Elephant kills man in Zimbabwe Pools
HARARE, Zimbabwe — A 71-year old South African tourist was trampled to death by an elephant “in full view” of his son at Zimbabwe’s Mana Pools National Park, the country’s parks agency said Thursday, days after another fatal encounter with an elephant occurred in a separate park.
A “tuskless” female elephant this week charged the tourist and his 41-year-old son as they took a morning walk in the park, Tinashe Farawo, spokesman for the Zimbabwe Parks and Wildlife Management Authority, told The Associated Press.
Mana Pools is a UNESCO World Heritage Site known for its splendid setting along the Zambezi River and surrounding flood plain teeming with elephants and other wildlife.
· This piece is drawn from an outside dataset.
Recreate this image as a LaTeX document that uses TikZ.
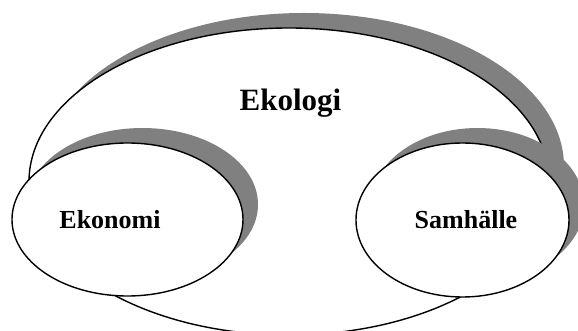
\documentclass[tikz,border=0pt]{standalone}
\usepackage{fontspec}
\setmainfont{Liberation Serif}
\usetikzlibrary{shapes.geometric,shadows}

\tikzset{
  sphere/.style={ellipse, draw=black, line width=1.4pt, fill=white, inner sep=0pt,
    drop shadow={shadow xshift=15pt, shadow yshift=15pt, fill=black!50, opacity=1}},
  bigtitle/.style={font=\bfseries\fontsize{31}{31}\selectfont, anchor=base, inner sep=0pt},
  smalltitle/.style={font=\bfseries\fontsize{26}{26}\selectfont, anchor=base, inner sep=0pt}
}

\begin{document}
\begin{tikzpicture}[x=1pt, y=-1pt]
  \useasboundingbox (0,0) rectangle (578,331);
  \clip (0,0) rectangle (578,331);

  % outer sphere
  \node[sphere, minimum width=520pt, minimum height=307pt] (ekologi) at (289,181.5) {};
  % inner spheres
  \node[sphere, minimum width=231pt, minimum height=153pt] (ekonomi) at (127.5,219.5) {};
  \node[sphere, minimum width=213pt, minimum height=154pt] (samhalle) at (462.5,220) {};

  % labels
  \node[bigtitle] (ekologiText) at (290.5,111) {Ekologi};
  \node[smalltitle] (ekonomiText) at (110,229) {Ekonomi};
  \node[smalltitle] (samhalleText) at (466,229) {Samhälle};
\end{tikzpicture}
\end{document}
Michael Bernard Walsh, a veterinarian from Cape Town, was a “loyal tourist” who had been visiting Mana Pools “almost every year” for the past 35 years, said Farawo.
The father and son duo had left their car about 44 yards from the scene of the incident. “Because of age, unfortunately, the old man couldn’t escape to the vehicle. His son watched as the elephant killed his father,” said Farawo.
“We are extremely concerned because two people have been killed in one week alone,” he said, referring to an earlier fatality in which an antipoaching coordinator with a conservation group was trampled to death by an elephant in Victoria Falls in western Zimbabwe.
Clever Kapandura, an operations coordinator for the Victoria Falls Anti-Poaching Unit, a non-governmental organization, was part of a team of scouts deployed to investigate reports of a possible poaching incident. “For some unknown reason” an elephant bull charged from about 130 yards away and seized the man and killed him, the organization said in a statement.